Scheduling Overhead in Intel® Threading Building Blocks (Intel® TBB) Apps
This recipe shows how to detect and fix scheduling overhead for an Intel TBB application.
Content expert: Dmitry Prohorov
Scheduling overhead is a typical problem of code threading when fine-grain chunks of work between threads are distributed dynamically. In the case of scheduling overhead, a significant amount of time spent by the scheduler to assign the work for working threads and the time worker threads spend waiting for a new portion of work make parallelism inefficient and, in ultimate cases, a threaded version of a program can be even slower than the sequential one. The majority of Intel TBB constructs use a default auto-partitioner that tailors the number of chunks larger than the default grain size to avoid overhead. If you use a simple partitioner either intentionally or with constructs like parallel_deterministic_reduce, you need to take care of a grain size since a simple partitioner divides the work into chunk sizes up to the default grain size of one iteration. Intel® VTune™ Amplifier helps detect scheduling overhead for Intel TBB applications and provides some advice on increasing the grain size to avoid a slowdown connected with it.
Ingredients
This section lists the hardware and software tools used for the performance analysis scenario.
Application: a sample application that calculates the sum of vector elements using Intel TBB parallel_deterministic_reduce template function.

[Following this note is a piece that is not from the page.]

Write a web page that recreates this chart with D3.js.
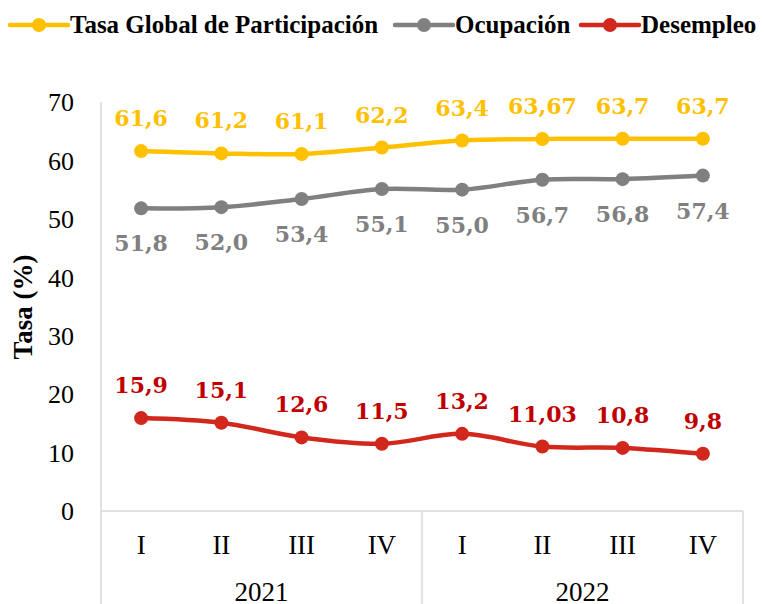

Compiler : Intel® Compiler or GNU* compiler with compiler/linker options, for example:
-I <tbb_install_dir>/include -g -O2 -std=c++11 -o vector-reduce vector-reduce.cpp -L <tbb_install_dir>/lib/intel64/gcc4.7 -ltbb
Performance analysis tools: Intel® VTune™ Amplifier 2019: Threading analysis
NOTE:Starting with the 2020 release, Intel® VTune™ Amplifier has been renamed to Intel® VTune™ Profiler.
Most recipes in the Intel® VTune™ Profiler Performance Analysis Cookbook are flexible. You can apply them to different versions of Intel® VTune™ Profiler. In some cases, minor adjustments may be required.
Get the latest version of Intel® VTune™ Profiler:
From the Intel® VTune™ Profiler product page.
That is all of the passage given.